Im Rathaus reagierten auf allen Ebenen Viele entsetzt. Er sei "sehr überrascht" vom Ausmaß der Probleme, sagte etwa Bürgermeister Manuel Pretzl (CSU) zur AZ. "Wir müssen das jetzt intensiv analysieren und mit der Geschäftsführung reden; ob sie das alleine stemmen kann, in welchem Zeitraum was hinzubekommen ist." Die Stadtwerke und auch die Stadt selbst stünden nun vor einer "erheblichen Herausforderung".

Pretzl sagte, die Stadtwerke hätten dem damaligen OB Christian Ude 2008 satte 500 Millionen Euro gegeben, "als Wahlkampfgeschenk, damit er seinen Haushalt in Ordnung bringen kann". Das Geld hätte man "in die U-Bahn stecken müssen!", sagte Pretzl. Er betont, dass die geplanten neuen Linien trotz der plötzlichen Investitionen in den Bestand notwendig seien.

In dieselbe Kerbe schlug am Freitag Michael Mattar, der Chef der Rathaus-FDP. Wortmanns Vorgänger Herbert König sei doch selbst Sozialdemokrat, sagte er. "Entsprechend eng verbunden war er mit der Rathaus-SPD." Dass Wortmann nun die Probleme offenlege, sei ein erster Schritt in Richtung Problemlösung. Jetzt müsse man aufpassen, dass man, während man den veralteten Bestand in den Griff bekomme, auf keinen Fall den weiteren Ausbau verschlafe.

Die Grünen-OB-Kandidatin Katrin Habenschaden äußerte sich "überrascht" über das Ausmaß der Probleme. Jetzt gehe es um eine "schonungslose Bestandsaufnahme und schnellstmögliche Beratung der Misere in den zuständigen Stadtratsgremien".

Aktion Münchner Fahrgäste spricht von "Sanierungsstau"

Etwas weniger dramatisch will das Ganze die SPD sehen. Hier betont man, wie viel Geld in den Amtsjahren von Dieter Reiter für den Ausbau des ÖPNV beschlossen wurde – etwa mit der "Ausbau-Offensive" von 5,5 Milliarden Euro, dem größten Programm dieser Art, das es je gab. SPD-Fraktionschef Alexander Reissl will keinen größeren Investitionsstau im U-Bahn-Netz sehen. "Es gibt ein paar Problemstellen", sagte er. "Aber man braucht jetzt nicht so zu tun, als sei die komplette U-Bahn Schrott und kaputt." Eine Ursache für die Probleme sei, dass die U-Bahn heute viel stärker beansprucht werde als früher. Die Züge würden schließlich inzwischen in viel engerem Takt fahren.

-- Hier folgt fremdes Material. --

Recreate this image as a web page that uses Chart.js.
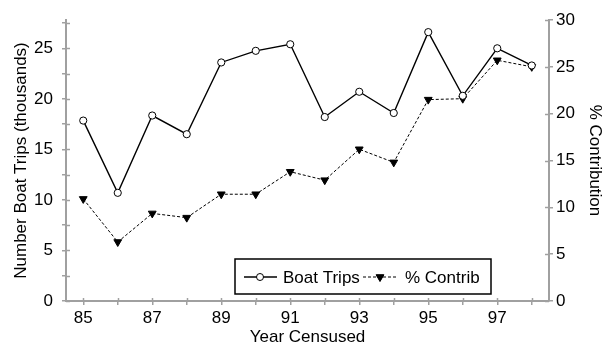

Die parteiunabhängige Aktion Münchner Fahrgäste hingegen spricht explizit von einem "Sanierungsstau" bei der U-Bahn. Sprecher Stefan Hofmeir fürchtet, dass sich die Situation noch verschärft. "Wenn ab Dezember die MVV-Tarifreform mit den verbilligten Zeitkarten kommt, wird es bei vielen Linien noch zusätzlich zu Überlastungen kommen", glaubt er.

Ingo Wortmann hatte auch betont, wie wichtig der zweite U-Bahn-Betriebshof in Neuperlach sei. Auch diese Planungen würden aber viel zu langsam laufen, sagte Hofmeir. Der MVG-Chef hat offenbar eine Debatte ausgelöst, die noch lange nicht zu Ende ist.